Als eine ihrer vier Schwestern - übrigens zwei Paare von Zwillingen - sie bittet, auf die unbestimmte Zeit einer nicht näher definierbaren Fortbildung in der Stadtwohnung der Ich-Erzählerin unterkommen zu dürfen, willigt diese ein; sie hat ja noch das Haus am Land und war in der Familiendynamik noch nie gut darin, eine Bitte abzulehnen. Ihre Schwester wird deutlich länger in der Wohnung bleiben als ursprünglich erwartet, und als die Ich-Erzählerin mal dort vorbeikommt, öffnet ihr ein unbekannter Mann und schlägt ihr die eigene Wohnungstür vor der Nase wieder zu. Also bleibt sie erst einmal - abgesehen von den häufigen Zahnarztterminen, die sich durch das ganze Buch ziehen - mit ihrem Hund in ihrem Haus am Land, wo sie zufällig Friedrich wiedertrifft. Friedrich, mit dem sie vor 25 Jahren als junge Frau eine kurze Affäre hatte, und der nun ebenfalls erwachsene Kinder hat und von seiner Frau getrennt lebt. Wird nun zwischen den beiden etwas beginnen?

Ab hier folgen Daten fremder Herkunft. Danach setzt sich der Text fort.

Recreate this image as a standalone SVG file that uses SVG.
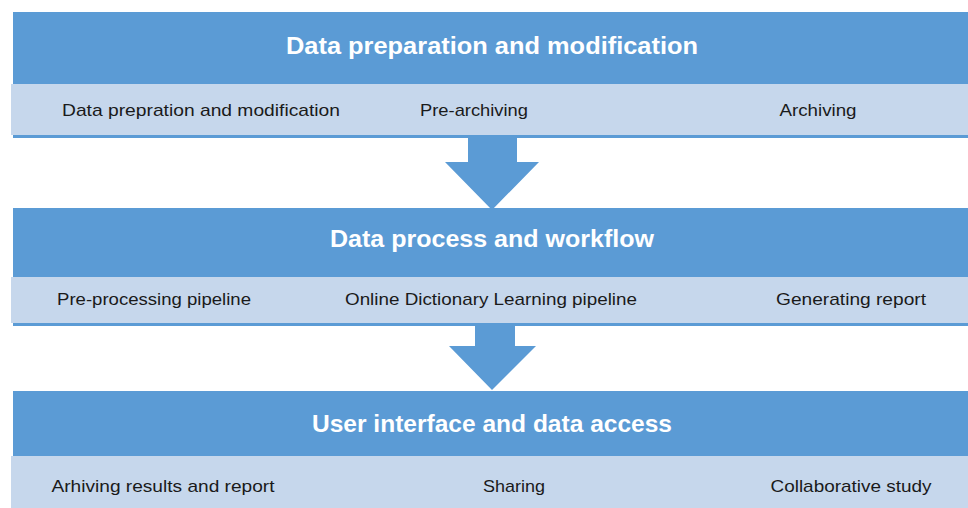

Die Beantwortung dieser Frage ist einer der Handlungsstränge dieses Buches, aber aus meiner Sicht gar nicht der hauptsächliche (auch wenn es am Klappentext so wirkt). Über weite Teile des Buches, insbesondere in der Mitte und gegen Ende, folgen wir einfach den Reflexionen und Erkenntnissen der Autorin über die Mitte des Lebens und die Vergänglichkeit des menschlichen Körpers. Waren die Zahnarztbesuche dafür am Anfang für mich noch eine interessante Metapher, so nützt sich dieses Bild für mich durch die Wiederholung im Buch zunehmend ab. Vielleicht ist es aber auch so, dass ich, als eine der vielen Menschen, die nicht gerne zum Zahnarzt gehen, nicht gerne so viel und so oft darüber lesen wollen? Vielleicht auch eine Erinnerung an meine eigene Vergänglichkeit, wer weiß?
Insgesamt ist es ein solides und interessant geschriebenes, schnell und leicht zu lesendes Buch mit so vielen nachdenklich machenden Metaphern über das Leben und seine Flüchtigkeit und mit einigem Humor. Zwischendrin gibt es aber auch Längen, bei denen ich mir mehr Handlung gewünscht hätte. Aber auch durchaus interessante Reflexionen darüber, wie sich die gesellschaftlichen Normen und der Zeitgeist seit der Jugend der Ich-Erzählerin geändert haben, was sich speziell in einem veränderten Verständnis dessen, was in der Annäherung zwischen Männern und Frauen okay ist (sichtbar geworden durch die MeToo-Bewegung), zeigt. Es ist jedenfalls ein stilles und ruhiges Buch, in dem nicht sehr viel passiert... auch eher wenig Charakterentwicklung der Ich-Erzählerin, die mir bis zum Ende gegenüber ihrer Herkunftsfamilie und gesellschaftlichen Konventionen etwas zu angepasst scheint. Als angenehme Sommerlektüre zwischendurch kann ich das Buch aber durchaus einer breiten Leserinnenschaft empfehlen.